Celebrim
Legend
Interesting the gods would keep the humans around after such an act of rebellion. What with 5 other free peoples to act through.
And with Karophet being a lawful evil fiend god. Does that mean you use a different structure to the Hells than D&D's Great wheel does?
Somewhat. I don't have any infinite sized planes in the cosmology, because infinite sized planes only make sense for an infinite number of prime material planes and my little multiverse is self-contained. I experimented for a while with infinite cosmologies, but although there are lots of cool things about them, I never could get them fully working. There are hints that the far realms are infinitely big, but its also not clear that anything in the far realms is actually real or whether reality has any meaning there.
There is no explicit 'great wheel' per se. Officially, the great wheel is one of the simplified illustrations shown to new students of the arcane, and it's even less accurate than the Bohr model of the atom. The outer dominions both partially preexisted and were partially created by the gods after the God's War. However, whether out of laziness or otherwise, their is just about a one to one relationship between those dominions and the canonical D&D dominions.

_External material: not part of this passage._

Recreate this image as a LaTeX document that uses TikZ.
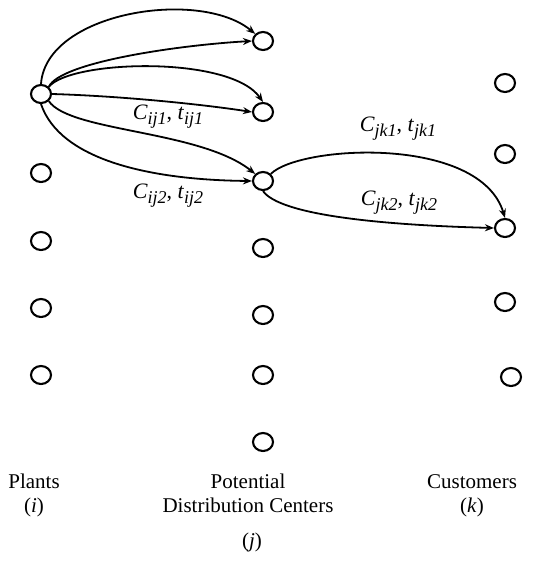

As to the inhabitants of the outer planes, there is a very different structure. For the most part, there is no parallel hierarchy of the gods and outer-planer natives. I've never really decided what if any canonical AD&D fiend lords are real, but all the celestials and infernals are definitely servitors of the gods and created in some way or the other by them. All the Fiend lords are vassels of dieties, just as all the solars and similarly high ranking celestials are vassels of their deities. The Modrons and Slaad are however unique. No one really knows where they came from. Yorlg and possibly Ssendam and some of the other Slaad Lords do know where the Slaad come from, but they aren't talking about it. Primus knows where the Modrons come from, but the only thing he's ever said on the matter is that they were created by necessity and its not clear if he means a being or simply because the universe couldn't exist without them. Personally, I admit I'm not fully clear on that myself, as I've never run a campaign where they were central to it. I do have a Secundus - the Prelate of Submission - as a bit player in the current campaign, but I'm not entirely sure what I'm going to do with him.
I've never really fully fleshed out the pantheon (it's supposedly got 1000 deities), and I've paid especially small attention to the LN's because you hardly ever get a player character that is LN and 'authority' is a tiresome trope as a foe, especially in D&D where players are all the time expecting all NPC's in authority to be incompetent or belligerent or both, so I've never really figured out the relationship between Primus and the deities. The Slaad everyone just stays out of the way off.
As for the why the humans are still around, the good gods knew that punishing the innocent was neither just nor kind. The neutral gods were afraid of upsetting the balance. The evil gods treated the whole affair as the discovery of a new shiny toy to use. The goblins advocated for it, but by this time it was clear Maglubiyet had an angle and there were serious questions whether the goblins were still a free people. The elves basically wanted them dead, but their chief Corwin vetoed them - the other elven pantheon deities largely believe that this is because his daughter Amaya (who is wed to Lado, who is Uman's son) pleaded for him. The dwarves largely agreed that the world would be better without them, and suggested that perhaps the humans should start over from scratch with a better thought out model (one that was more dwarfish). The fairies just shrugged and went back to thinking whatever it is that fairies think about, and Pitarian the God of Fools said that the should leave them alive in case they needed something to kill the gods with in the future.